JaneInVegas Posted November 16, 2009 Posted November 16, 2009 Just deny it. Delete the texts and then tell her they were never there. Tell her she is nuts. Buwhah ha ha ha! OMG I laughed so hard when I read this I spit soda on my monitor! Yep, I'm with the others, it seems as though you came here to take the alibi for a test spin. It didn't work here, it won't work with her either.

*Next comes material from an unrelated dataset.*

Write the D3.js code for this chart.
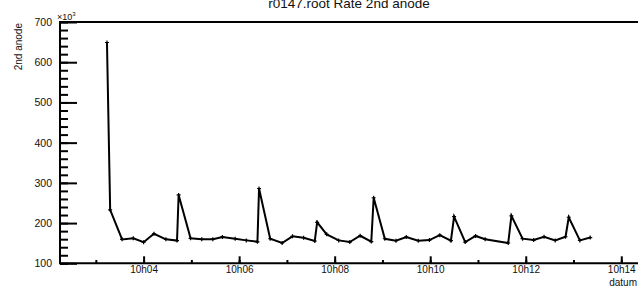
<!DOCTYPE html>
<html>
<head>
<meta charset="utf-8">
<script src="https://cdn.jsdelivr.net/npm/d3@7"></script>
<style>
  body { margin: 0; background: #fff; }
  svg { display: block; font-family: "Liberation Sans", Arial, sans-serif; }
</style>
</head>
<body>
<svg width="638" height="288"></svg>
<script>
// sample times (hh:mm:ss) and rate of the 2nd anode, in units of 10^3
const times = [
    '10:03:14', '10:03:18', '10:03:33', '10:03:47', '10:04:00', '10:04:13', '10:04:28', '10:04:42',
    '10:04:44', '10:04:59', '10:05:13', '10:05:27', '10:05:39', '10:05:55', '10:06:09', '10:06:23',
    '10:06:25', '10:06:39', '10:06:54', '10:07:07', '10:07:21', '10:07:35', '10:07:38', '10:07:50',
    '10:08:05', '10:08:19', '10:08:32', '10:08:46', '10:08:49', '10:09:03', '10:09:17', '10:09:30',
    '10:09:45', '10:09:59', '10:10:12', '10:10:26', '10:10:30', '10:10:44', '10:10:57', '10:11:09',
    '10:11:38', '10:11:42', '10:11:56', '10:12:10', '10:12:23', '10:12:37', '10:12:50', '10:12:54',
    '10:13:08', '10:13:21'
];
const rate = [
    649, 233, 159.5, 162, 152.5, 173.5, 159.7, 156.5,
    270, 162, 159.7, 160, 165.5, 161, 157, 153.5,
    286, 161, 150.5, 167, 163.7, 155.5, 202, 172,
    157, 152.8, 168.5, 154, 263, 161, 156.3, 165.5,
    156.3, 157.8, 170, 156.3, 216, 152.8, 168, 160,
    150.5, 218, 161.2, 157.8, 166, 157, 166, 214.5,
    157, 164
];
const yTicks = [100, 200, 300, 400, 500, 600, 700];
const xDomain = ['10:02:15', '10:14:21'];

const parse = d3.timeParse('%H:%M:%S');
const data = times.map(function (t, i) {
    return {t: parse(t), v: rate[i]};
});

const svg = d3.select('svg'),
    margin = {top: 22, right: 0, bottom: 24.7, left: 60},
    width = +svg.attr('width'),
    height = +svg.attr('height');

const x = d3.scaleTime()
    .domain(xDomain.map(parse))
    .range([margin.left, width - margin.right]);
const y = d3.scaleLinear()
    .domain([100, 700])
    .range([height - margin.bottom, margin.top]);

// minor ticks
svg.append('g')
    .attr('transform', 'translate(' + margin.left + ',0)')
    .call(d3.axisLeft(y).tickValues(d3.range(100, 701, 20)).tickSize(-8).tickFormat(''))
    .call(g => g.select('.domain').remove())
    .selectAll('line').attr('stroke-width', 2);
svg.append('g')
    .attr('transform', 'translate(0,' + y(100) + ')')
    .call(d3.axisBottom(x).ticks(d3.timeMinute.every(1)).tickSize(-3.3).tickFormat(''))
    .call(g => g.select('.domain').remove())
    .selectAll('line').attr('stroke-width', 2);

// major ticks + labels
const yAxis = svg.append('g')
    .attr('transform', 'translate(' + margin.left + ',0)')
    .call(d3.axisLeft(y).tickValues(yTicks).tickSize(-17).tickPadding(8))
    .call(g => g.select('.domain').remove());
yAxis.selectAll('line').attr('stroke-width', 2);
yAxis.selectAll('text').attr('font-size', 10.5).attr('fill', '#111');

const xAxis = svg.append('g')
    .attr('transform', 'translate(0,' + y(100) + ')')
    .call(d3.axisBottom(x).ticks(d3.timeMinute.every(2)).tickSize(-7).tickPadding(3)
        .tickFormat(d3.timeFormat('%Hh%M')))
    .call(g => g.select('.domain').remove());
xAxis.selectAll('line').attr('stroke-width', 2);
xAxis.selectAll('text').attr('font-size', 10).attr('fill', '#111');

// frame
const frame = svg.append('g').attr('stroke', '#000').attr('stroke-width', 2);
frame.append('line')
    .attr('x1', margin.left).attr('x2', width)
    .attr('y1', y(700)).attr('y2', y(700));
frame.append('line')
    .attr('x1', margin.left).attr('x2', width)
    .attr('y1', y(100)).attr('y2', y(100));
frame.append('line')
    .attr('x1', margin.left).attr('x2', margin.left)
    .attr('y1', y(700) - 1).attr('y2', y(100) + 1);

// data line
const line = d3.line()
    .x(function (d) { return x(d.t); })
    .y(function (d) { return y(d.v); });

svg.append('path')
    .datum(data)
    .attr('fill', 'none')
    .attr('stroke', '#000')
    .attr('stroke-width', 2)
    .attr('stroke-linejoin', 'miter')
    .attr('d', line);

svg.append('g')
    .selectAll('path')
    .data(data)
    .enter().append('path')
    .attr('d', function (d) {
        const px = x(d.t), py = y(d.v);
        return 'M' + (px - 2) + ',' + py + 'H' + (px + 2) + 'M' + px + ',' + (py - 2) + 'V' + (py + 2);
    })
    .attr('stroke', '#000')
    .attr('stroke-width', 1.2);

// texts
svg.append('text')
    .attr('x', 349).attr('y', 8)
    .attr('text-anchor', 'middle')
    .attr('font-size', 13.5)
    .attr('fill', '#111')
    .text('r0147.root Rate 2nd anode');

svg.append('text')
    .attr('transform', 'translate(21.5,23) rotate(-90)')
    .attr('text-anchor', 'end')
    .attr('font-size', 10)
    .attr('fill', '#111')
    .text('2nd anode');

svg.append('text')
    .attr('x', 637).attr('y', 286)
    .attr('text-anchor', 'end')
    .attr('font-size', 10)
    .attr('fill', '#111')
    .text('datum');

const exp = svg.append('text')
    .attr('x', 57).attr('y', 20)
    .attr('font-size', 9)
    .attr('fill', '#111');
exp.append('tspan').text('\u00d710');
exp.append('tspan').attr('dy', -4).attr('font-size', 6).text('3');
</script>
</body>
</html>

Ronni_W Posted November 16, 2009 Posted November 16, 2009 I have never cheated on my wife, but I am guilty of telling many white lies, Okay. Here's my guy's suggestion: tell your buddy to confirm your story to your wife. Now yeah...it's possible that your wife won't believe him, either. In which case, yes, you get to choose between your marriage or his. And it's possible that, even if your wife does believe him, she will then talk to his wife. She could not be faulted for that. Of course, your history of "many white lies" is not helping your case. It also depends on whether you were/are able to rationalize really big whoppers as mere "white lies". Given that your wife is not believing you, maybe it's not so much that you're a "dumbass" as you are not trustworthy? Good luck getting out of this one! It really sounds like one of those "you made your own bed"-type of situations.
OneTwo Posted November 16, 2009 Posted November 16, 2009 So, let me guess: you were hoping you would get a whole bunch of replies supporting your position and then use these posts to back up your story that everyone else thinks this is normal, blah, blah blah. and you wanted to be able to have your wife read the answers here, right? But instead, you got a bunch of people reprimanding you for trying to pull such BS. I guess you won't be showing this thread to your wife.... Best of luck to you.